Tindakan Tegas MRT Jakarta Terhadap Ijazah Palsu

PT MRT Jakarta (Perseroda) menyiapkan langkah pemutusan hubungan kerja (PHK) sebagai hukuman paling berat bagi pegawai yang terbukti menggunakan ijazah palsu dalam proses seleksi kerja.

Ahmad Pratomo, Corporate Secretary Division Head PT MRT Jakarta, menyatakan Jumat kemarin di Jakarta bahwa saat ini pihaknya tengah melakukan penyelidikan internal terhadap dugaan penggunaan ijazah palsu oleh salah satu pegawai. “Jika setelah proses investigasi internal terbukti karyawan bersangkutan menggunakan ijazah palsu, maka akan ditindak sesuai peraturan internal yang berlaku dengan tingkatan hukuman paling berat yaitu PHK,” tegasnya.

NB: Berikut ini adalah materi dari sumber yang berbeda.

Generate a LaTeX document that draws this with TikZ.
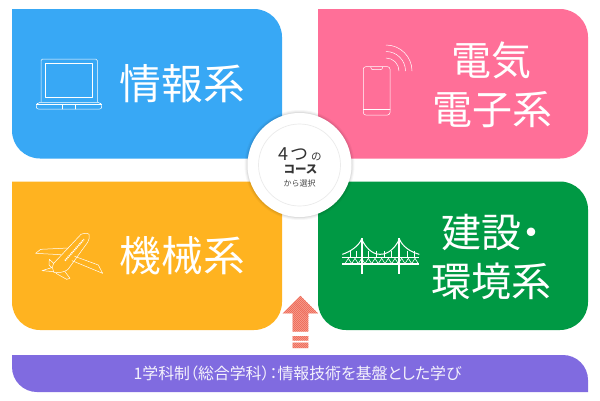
\documentclass[tikz,border=0pt]{standalone}
\usepackage{fontspec}
\setmainfont{Noto Sans CJK JP}
\newfontfamily\paltf[RawFeature=+palt]{Noto Sans CJK JP}
\definecolor{cblue}{HTML}{38A8F5}
\definecolor{cpink}{HTML}{FF6F98}
\definecolor{corange}{HTML}{FFB320}
\definecolor{cgreen}{HTML}{009944}
\definecolor{cpurple}{HTML}{806BE0}
\definecolor{carrowa}{HTML}{FCB5A6}
\definecolor{carrowb}{HTML}{EE6F5D}
\definecolor{ctext}{HTML}{333333}
\tikzset{
  big/.style={text=white,align=center,inner sep=0pt,font=\fontsize{40}{50}\selectfont},
  icon/.style={draw=white,line width=0.5pt,line join=round,line cap=round},
}
\begin{document}
\begin{tikzpicture}[x=1pt,y=-1pt]
\useasboundingbox (0,0) rectangle (600,400);
\fill[white] (0,0) rectangle (600,400);
% panels
\fill[cblue] (12,9) -- (254,9) arc[start angle=90,end angle=0,radius=28pt] -- (282,158.5) -- (40,158.5) arc[start angle=270,end angle=180,radius=28pt] -- cycle;
\fill[cpink] (318,9) -- (560,9) arc[start angle=90,end angle=0,radius=28pt] -- (588,130.5) arc[start angle=0,end angle=-90,radius=28pt] -- (318,158.5) -- cycle;
\fill[corange] (12,181.5) -- (282,181.5) -- (282,302) arc[start angle=0,end angle=-90,radius=28pt] -- (40,330) arc[start angle=270,end angle=180,radius=28pt] -- cycle;
\fill[cgreen] (346,181.5) -- (560,181.5) arc[start angle=90,end angle=0,radius=28pt] -- (588,302) arc[start angle=0,end angle=-90,radius=28pt] -- (346,330) arc[start angle=270,end angle=180,radius=28pt] -- (318,209.5) arc[start angle=180,end angle=90,radius=28pt] -- cycle;
\fill[cpurple] (12,355) -- (563,355) arc[start angle=90,end angle=0,radius=25pt] -- (588,392) -- (37,392) arc[start angle=270,end angle=180,radius=25pt] -- cycle;
% arrow
\begin{scope}
\clip (300.3,295.7) -- (318,313.3) -- (308.3,313.3) -- (308.3,331.7) -- (292.7,331.7) -- (292.7,313.3) -- (282.7,313.3) -- cycle
  (292.7,336) rectangle (308.3,340.7)
  (292.7,342.5) rectangle (308.3,348);
\fill[carrowa] (280,290) rectangle (320,350);
\foreach \i in {0,2,...,60}{
  \draw[carrowb,line width=0.8pt] (280,288+\i) -- (322,330+\i);
  \draw[carrowb,line width=0.8pt] (280,288-\i) -- (322,330-\i);
}
\end{scope}
% centre circle
\foreach \r/\o in {55/0.03,54/0.04,53/0.06}{
  \fill[black,opacity=\o] (299.5,165) circle[radius=\r pt];
}
\fill[white] (299.5,165) circle[radius=52pt];
\draw[black!8,line width=0.7pt] (299.5,165) circle[radius=41pt];
\node[text=ctext,inner sep=0pt,anchor=mid] (four) at (300,158) {\fontsize{18}{18}\selectfont 4\kern2pt つ\kern3pt\fontsize{10.5}{11}\selectfont の};
\node[text=ctext,inner sep=0pt,font=\bfseries\fontsize{11.5}{12}\selectfont] (course) at (300.5,169) {コース};
\node[text=ctext!90,inner sep=0pt,font=\fontsize{8}{9}\selectfont] (select) at (299.5,183) {から選択};
% labels
\node[big,font=\fontsize{41.7}{50}\selectfont] (info) at (182.5,84) {情報系};
\node[big,font=\fontsize{41.7}{50}\selectfont] (mech) at (182.5,256) {機械系};
\node[big] (elec1) at (491.5,60) {電気};
\node[big] (elec2) at (492,110) {電子系};
\node[big,font=\paltf\fontsize{40}{50}\selectfont] (cons1) at (491,232) {建設・};
\node[big] (cons2) at (491.5,281) {環境系};
\node[text=white!92!cpurple,inner sep=0pt,font=\paltf\fontsize{15.9}{17}\selectfont] (bar) at (297.5,373) {1学科制（総合学科）：情報技術を基盤とした学び};
% laptop
\begin{scope}[icon]
\draw[rounded corners=1.5pt] (41,102) -- (41,59) -- (97.3,59) -- (97.3,102);
\draw (45.3,63.3) rectangle (92.7,97.3);
\draw[rounded corners=2pt] (38,102.3) -- (100,102.3) -- (101.7,105) -- (101.7,109) -- (36.3,109) -- (36.3,105) -- cycle;
\draw (36.3,104.5) -- (101.7,104.5);
\draw (62.3,105) -- (62.3,109) (75.7,105) -- (75.7,109);
\end{scope}
% phone
\begin{scope}[icon]
\draw[rounded corners=2.5pt] (363.3,66.7) rectangle (390,115);
\draw (370.7,67) .. controls (371.5,69.5) .. (373,69.5) -- (380.5,69.5) .. controls (382,69.5) .. (382.7,67);
\draw (363.3,109.3) -- (390,109.3);
\draw (386,45) arc[start angle=90,end angle=0,radius=26pt];
\draw (386,51.5) arc[start angle=90,end angle=0,radius=19.5pt];
\draw (386,58) arc[start angle=90,end angle=0,radius=13pt];
\end{scope}
% plane
\begin{scope}[icon,shift={(20,220)},x=0.3333pt,y=-0.3333pt]
\draw (183,43) .. controls (192,39) and (204,39) .. (207,43) .. controls (210,50) and (207,60) .. (203,67) -- (150,140) .. controls (145,150) and (135,155) .. (122,157) -- (102,158) .. controls (97,150) and (96,140) .. (101,130) -- cycle;
\draw (145,84) -- (62,88) -- (47,100) -- (122,104);
\draw (164,109) -- (235,135) -- (248,160) -- (156,122);
\draw (101,130) -- (88,118) -- (87,135) -- (95,143) -- (66,152) -- (102,155);
\draw (108,160) -- (140,178) -- (150,175) -- (135,155);
\draw[line width=1.6pt,dash pattern=on 1.2pt off 0.8pt,line cap=butt] (135,122) -- (192,58);
\end{scope}
% bridge
\begin{scope}[shift={(330,225)},x=0.3333pt,y=-0.3333pt]
\draw[white,line width=1.8pt] (95,40) -- (95,148) (208,40) -- (208,148);
\draw[white,line width=1pt] (37,88) .. controls (60,80) and (85,65) .. (95,42) .. controls (105,65) and (125,88) .. (150,88) .. controls (178,88) and (198,65) .. (208,42) .. controls (218,65) and (240,80) .. (268,88);
\draw[white,line width=1pt] (37,98) -- (268,98);
\draw[white,line width=1.8pt] (37,117) -- (268,117);
\foreach \x in {60,78,115,138,162,185,232,252}{
  \draw[white,line width=0.35pt] (\x,78) -- (\x,98);
}
\draw[white,line width=0.6pt] (45,116) -- (55,100) -- (65,116) -- (75,100) -- (85,116) -- (95,100) -- (105,116) -- (115,100) -- (125,116) -- (135,100) -- (145,116) -- (155,100) -- (165,116) -- (175,100) -- (185,116) -- (195,100) -- (205,116) -- (215,100) -- (225,116) -- (235,100) -- (245,116) -- (255,100) -- (265,116);
\end{scope}
\end{tikzpicture}
\end{document}
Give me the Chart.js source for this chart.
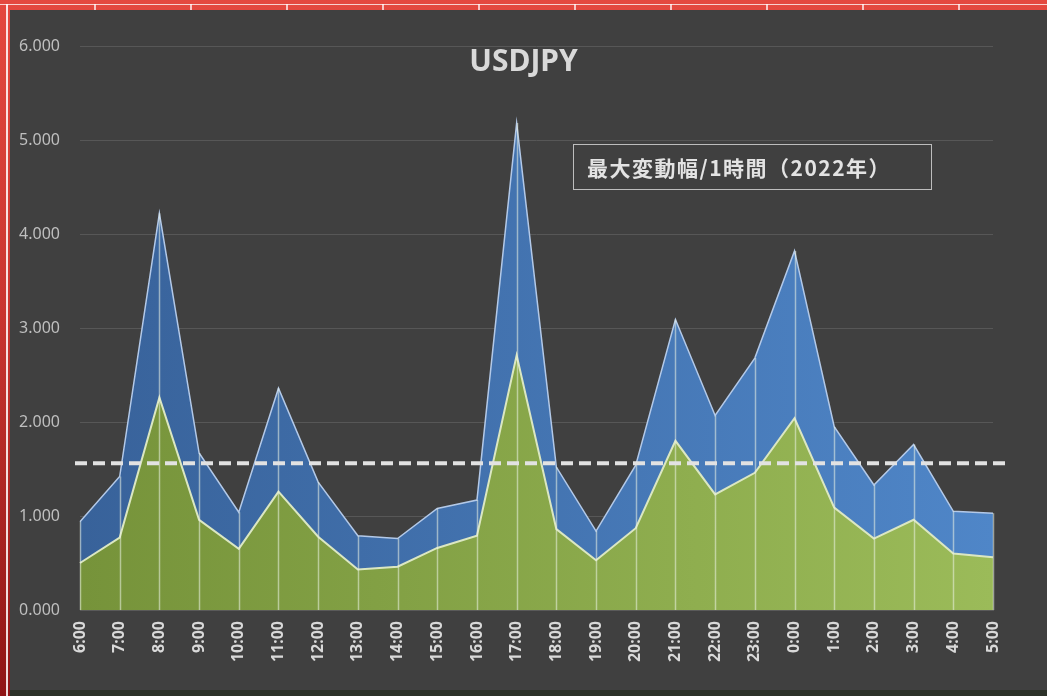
<!DOCTYPE html>
<html>
<head>
<meta charset="utf-8">
<script src="https://cdn.jsdelivr.net/npm/chart.js@4.4.1/dist/chart.umd.min.js"></script>
<style>
    html, body { margin: 0; padding: 0; }
    body {
        width: 1047px; height: 696px; overflow: hidden; position: relative;
        background: linear-gradient(180deg, #e4493f 0%, #c93530 45%, #8f1515 100%);
    }
    #topCells {
        position: absolute; left: 0; top: 4px; width: 1047px; height: 6px;
        border-top: 1px solid rgba(255,255,255,0.75);
        background: repeating-linear-gradient(90deg, transparent 0 94px, rgba(255,255,255,0.7) 94px 96px);
    }
    #leftLine { position: absolute; left: 6px; top: 4px; width: 2px; height: 692px; background: rgba(255,255,255,0.85); }
    #panel { position: absolute; left: 10px; top: 10px; width: 1037px; height: 680px; background: #404040; }
    #bottomStrip { position: absolute; left: 10px; top: 690px; width: 1037px; height: 6px; background: #2c3229; }
    #title {
        position: absolute; left: 0; top: 45px; width: 1047px; text-align: center;
        font: bold 30px "Noto Sans", "Open Sans", sans-serif; line-height: 1; color: #d9d9d9;
    }
    #note {
        position: absolute; left: 573px; top: 144px; width: 357px; height: 44px;
        border: 1.5px solid #bdbdbd; box-sizing: content-box;
        display: flex; align-items: center;
        font: bold 21px "Noto Sans CJK JP", sans-serif; color: #e3e3e3; letter-spacing: 1.5px;
    }
    #note span { margin-left: 13px; }
</style>
</head>
<body>
<div id="topCells"></div>
<div id="leftLine"></div>
<div id="panel"><canvas id="chart" width="1037" height="680"></canvas></div>
<div id="bottomStrip"></div>
<div id="title">USDJPY</div>
<div id="note"><span>最大変動幅/1時間（2022年）</span></div>
<script>
// 時間帯
const hours = ['6:00', '7:00', '8:00', '9:00', '10:00', '11:00', '12:00', '13:00', '14:00', '15:00', '16:00', '17:00',
    '18:00', '19:00', '20:00', '21:00', '22:00', '23:00', '0:00', '1:00', '2:00', '3:00', '4:00', '5:00'];
// 最大変動幅 (青)
const maxRange = [0.94, 1.42, 4.22, 1.67, 1.04, 2.36, 1.36, 0.79, 0.76, 1.08, 1.17, 5.18,
    1.52, 0.84, 1.54, 3.09, 2.07, 2.68, 3.82, 1.95, 1.33, 1.76, 1.05, 1.03];
// 平均変動幅 (緑)
const avgRange = [0.50, 0.77, 2.26, 0.96, 0.65, 1.26, 0.78, 0.43, 0.46, 0.66, 0.79, 2.71,
    0.86, 0.53, 0.87, 1.80, 1.23, 1.46, 2.04, 1.09, 0.76, 0.96, 0.60, 0.56];
// 点線の水準
const refLevel = 1.56;
const yMin = 0, yMax = 6, yStep = 1;

function hGradient(chart, c1, c2) {
    const a = chart.chartArea;
    if (!a) return c2;
    const g = chart.ctx.createLinearGradient(a.left, 0, a.right, 0);
    g.addColorStop(0, c1);
    g.addColorStop(1, c2);
    return g;
}

// 各時間の縦線と点線
const extrasPlugin = {
    id: 'extras',
    afterDatasetsDraw(chart) {
        const { ctx, scales: { x, y }, chartArea } = chart;
        ctx.save();
        ctx.strokeStyle = 'rgba(235, 242, 228, 0.55)';
        ctx.lineWidth = 1.5;
        maxRange.forEach((v, i) => {
            const px = Math.round(x.getPixelForValue(i)) + 0.5;
            ctx.beginPath();
            ctx.moveTo(px, y.getPixelForValue(v));
            ctx.lineTo(px, y.getPixelForValue(0));
            ctx.stroke();
        });
        const py = y.getPixelForValue(refLevel);
        ctx.strokeStyle = '#e2e2e2';
        ctx.lineWidth = 4;
        ctx.setLineDash([12, 6]);
        ctx.beginPath();
        ctx.moveTo(chartArea.left - 5, py);
        ctx.lineTo(chartArea.right + 17, py);
        ctx.stroke();
        ctx.restore();
    }
};

const ctx = document.getElementById('chart').getContext('2d');
new Chart(ctx, {
    type: 'line',
    data: {
        labels: hours,
        datasets: [
            {
                label: '平均',
                data: avgRange,
                fill: 'origin',
                backgroundColor: (c) => hGradient(c.chart, '#76933a', '#9bbb59'),
                borderColor: '#dbe7c2',
                borderWidth: 2,
                pointRadius: 0,
                tension: 0
            },
            {
                label: '最大',
                data: maxRange,
                fill: 'origin',
                backgroundColor: (c) => hGradient(c.chart, '#38629a', '#4f86c8'),
                borderColor: '#b3c9e8',
                borderWidth: 1.5,
                pointRadius: 0,
                tension: 0
            }
        ]
    },
    options: {
        responsive: false,
        animation: false,
        layout: { padding: { top: 36, right: 54, left: 0, bottom: 0 } },
        plugins: { legend: { display: false }, tooltip: { enabled: false } },
        scales: {
            x: {
                offset: false,
                grid: { display: false, drawTicks: false },
                border: { display: true, color: '#5a5a5a' },
                ticks: {
                    autoSkip: false, minRotation: 90, maxRotation: 90, padding: 11,
                    color: '#d9d9d9', font: { family: '"Noto Sans", sans-serif', size: 16, weight: 'bold' }
                },
                afterFit(scale) { scale.height = 80; scale.paddingLeft = 0; scale.paddingRight = 0; }
            },
            y: {
                min: yMin, max: yMax,
                grid: { color: '#575757', lineWidth: 1, drawTicks: false },
                border: { display: false },
                ticks: {
                    stepSize: yStep, padding: 20, color: '#bfbfbf',
                    font: { family: '"Noto Sans", sans-serif', size: 16 },
                    callback: (v) => Number(v).toFixed(3)
                },
                afterFit(scale) { scale.width = 70; scale.paddingTop = 0; scale.paddingBottom = 0; }
            }
        }
    },
    plugins: [extrasPlugin]
});
</script>
</body>
</html>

Apabila nanti diketahui bahwa tidak ada pelanggaran, lanjutnya, pihaknya akan menindak tegas pihak internal yang menyebarkan informasi palsu atau fitnah sesuai dengan peraturan yang berlaku. “Kami akan melakukan investigasi terhadap karyawan yang menyebarkan berita fitnah atau keliru hingga pencemaran nama baik, dan akan ada konsekuensi berdasarkan peraturan internal,” ujar dia.

Di sisi lain, Achmad Nur Hidayat, seorang Ekonom dan Pakar Kebijakan Publik dari UPN Veteran Jakarta, memberikan sejumlah rekomendasi langkah-langkah strategis yang harus segera diambil oleh MRT Jakarta terkait kasus ini. Langkah pertama adalah menyelesaikan investigasi internal dengan tuntas serta mengumumkan hasilnya secara transparan kepada publik, karena masyarakat sebagai pengguna dan pembayar pajak berhak mendapatkan informasi yang benar.

Langkah kedua adalah melakukan audit ulang atas keaslian ijazah semua pegawai, terutama mereka yang menduduki posisi strategis dan teknis, untuk mencegah kejadian serupa. Selanjutnya, perbaiki sistem rekrutmen dengan verifikasi digital dengan DIKTI melalui SIVIL, tidak hanya mengandalkan fotokopi ijazah.

MRT Jakarta juga harus menegakkan integritas sebagai syarat utama dalam rekrutmen dan promosi jabatan, karena tanpa integritas, kompetensi hanya akan menjadi potensi moral hazard di masa depan. Terakhir, penting untuk melakukan komunikasi publik yang jujur, tegas, dan empatik, agar tidak menunggu isu membesar dan menghancurkan reputasi institusi.

Menurut Achmad, reputasi institusi tidak dapat dibangun hanya melalui infrastruktur yang megah, tetapi lebih dari kepercayaan publik terhadap profesionalisme dan kejujuran para pengelolanya. “Jika MRT Jakarta gagal menanganinya dengan cepat dan terbuka, maka investasi triliunan rupiah akan sia-sia karena hilangnya kepercayaan publik adalah kerugian terbesar transportasi publik manapun,” kata Achmad.